The issue is to give explicit solutions $(A,B)$ to relationship :
$$AB-BA=\underbrace{\begin{pmatrix}p & \ \ q\\
r& -p\end{pmatrix}}_C\tag{1}$$
We are going to consider 3 cases, from the most general to the most particular.

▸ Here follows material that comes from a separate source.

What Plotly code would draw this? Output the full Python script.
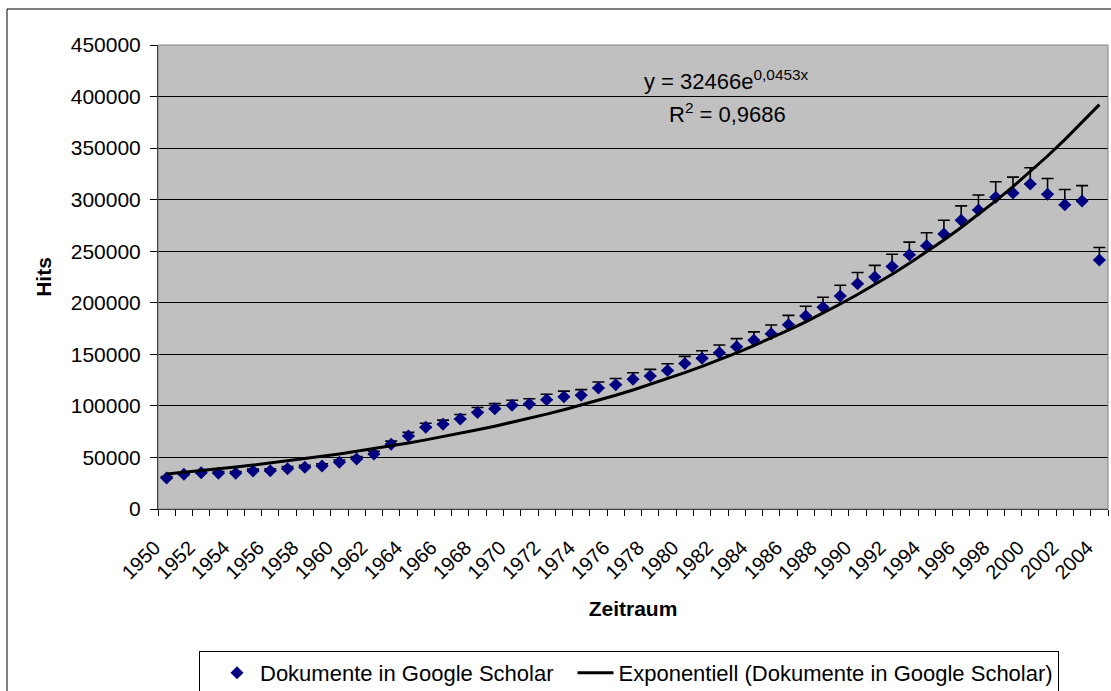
import plotly.graph_objects as go
import numpy as np

# ---- data ----
years = list(range(1950, 2005))
hits = [30000, 33600, 35200, 34600, 34600, 36800, 37100, 39100, 40400, 41700,
        45300, 48500, 53300, 62700, 70800, 79200, 82100, 87300, 93700, 97300,
        100500, 101800, 106000, 108900, 110300, 117300, 120600, 125800, 129000, 134200,
        141000, 146100, 151500, 157400, 163600, 170000, 178800, 187200, 195600, 206600,
        218500, 225000, 235300, 246500, 255200, 266700, 280000, 290000, 302300, 306500,
        315200, 305200, 295100, 298700, 241500]
error_percent = 5
trend_a = 32466
trend_b = 0.0453
r_squared = "0,9686"
tick_labels = [str(y) for y in years[::2]]

idx = np.arange(1, len(years) + 1)
trend = trend_a * np.exp(trend_b * idx)

FONT = "Liberation Sans, Arial, sans-serif"

fig = go.Figure()
fig.add_trace(go.Scatter(
    x=years, y=hits, mode="markers", name="Dokumente in Google Scholar",
    marker=dict(symbol="diamond", size=10, color="#000080"),
    error_y=dict(type="percent", value=error_percent, valueminus=0, symmetric=False,
                 color="black", thickness=1.6, width=6),
))
fig.add_trace(go.Scatter(
    x=years, y=trend, mode="lines", name="Exponentiell (Dokumente in Google Scholar)",
    line=dict(color="black", width=3),
))

L, R, T, B = 158, 3, 45, 182
W, H = 1111 - L - R, 691 - T - B

def px(x):
    return (x - L) / W

def py(y):
    return (691 - B - y) / H

fig.update_layout(
    width=1111, height=691,
    margin=dict(l=L, r=R, t=T, b=B, autoexpand=False),
    paper_bgcolor="white", plot_bgcolor="#C0C0C0",
    font=dict(family=FONT, size=20, color="black"),
    showlegend=True,
    legend=dict(orientation="h", x=px(199), y=py(651), xanchor="left", yanchor="top",
                bordercolor="black", borderwidth=1, bgcolor="white",
                indentation=14, itemwidth=36,
                font=dict(size=22, family=FONT)),
    xaxis=dict(
        range=[1949.5, 2004.5], tickmode="array", tickvals=years[::2], ticktext=tick_labels,
        tickangle=-45, ticks="", showgrid=False, zeroline=False,
        showline=True, linecolor="black", linewidth=1,
        tickfont=dict(size=20), ticklabelstandoff=18, ticklabelshift=-12,
        minor=dict(tickvals=[y - 0.5 for y in years] + [years[-1] + 0.5],
                   ticks="outside", ticklen=6, tickcolor="black", showgrid=False),
        title=dict(text="<b>Zeitraum</b>", font=dict(size=21), standoff=18),
    ),
    yaxis=dict(
        range=[0, 450000], dtick=50000, tickformat="d",
        ticks="outside", ticklen=7, tickcolor="black",
        showgrid=True, gridcolor="black", gridwidth=1, zeroline=False,
        showline=True, linecolor="black", linewidth=1,
        tickfont=dict(size=21), ticklabelstandoff=5,
        title=dict(text="<b>Hits</b>", font=dict(size=21), standoff=13),
    ),
    shapes=[
        dict(type="rect", xref="paper", yref="paper", x0=0, x1=1, y0=0, y1=1,
             line=dict(color="#808080", width=1), layer="above"),
        dict(type="rect", xref="paper", yref="paper", x0=px(7), x1=px(1125), y0=py(9), y1=py(720),
             line=dict(color="black", width=1)),
    ],
    annotations=[
        dict(xref="paper", yref="y", x=px(726), y=416000, showarrow=False,
             text="y = 32466e<sup>0,0453x</sup>", font=dict(size=22)),
        dict(xref="paper", yref="y", x=px(727), y=384000, showarrow=False,
             text="R<sup>2</sup> = " + r_squared, font=dict(size=22)),
    ],
)

fig.write_html("out.html", config={"displayModeBar": False},
               post_script="document.body.style.margin='0px';")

- Let us assume first $p \neq 0$. Relationship (1) is verified by taking :
$$A:=\begin{pmatrix}0& p\\
0 & r\\ \end{pmatrix} \ \ \text{and} \ \
B:=\begin{pmatrix}0&0\\
1 & q/p\end{pmatrix}.\tag{2}$$
$$A:=\tfrac{1}{2(q+r)}\begin{pmatrix}r& -q\\
r& -q\end{pmatrix} \ \ \text{and} \ \
B:=\begin{pmatrix}\ \ q&\ \ q\\
-r&-r\end{pmatrix}\tag{3}$$
to get $$AB-BA=\begin{pmatrix}0 & q\\
r& 0\end{pmatrix}.$$
- Case $p=0$ and $r=-q$ : take :
$$A:=\begin{pmatrix}1& 1\\
1 & 0\\ \end{pmatrix} \ \ \text{and} \ \
B:=\begin{pmatrix}0&q\\
q & 0\end{pmatrix}.\tag{4}$$
giving
$$AB-BA=\begin{pmatrix}\ \ 0& q\\
-q & 0\\ \end{pmatrix} .$$
Remark about the degrees of freedom we have for (2), (3) and (4) :
Out of relationship (2) for example (the same is true for (3) and (4)), it is possible to generate a lot of other solutions to (1). For example by taking, for any $a$ and any $b$ :
$$A:=\begin{pmatrix}a& p\\
0 & a+r\\ \end{pmatrix} \ \ \text{and} \ \
B:=\begin{pmatrix}b&0\\
1 & b+q/p\end{pmatrix}.\tag{5}$$
The idea behind (5) is in fact very natural : if in (1), for a given $C$, we have a solution $(A,B)$, then, for any $k$, $(A,B+kI_2)$ is as well a solution because we still have
$$A(B+kI_2)-(B+kI_2)A = C.$$
(and $(A+k'I_2,B)$ as well) i.e., we can add a multiple of the identity matrix, to any of the solution matrices without changing the result. More generally, we can add to $B$ any polynomial $p(A)$ in $A$ :
$$A(B+p(A))-(B+p(A))A = C,$$
and, of course, to $A$ any polynomial in $B$.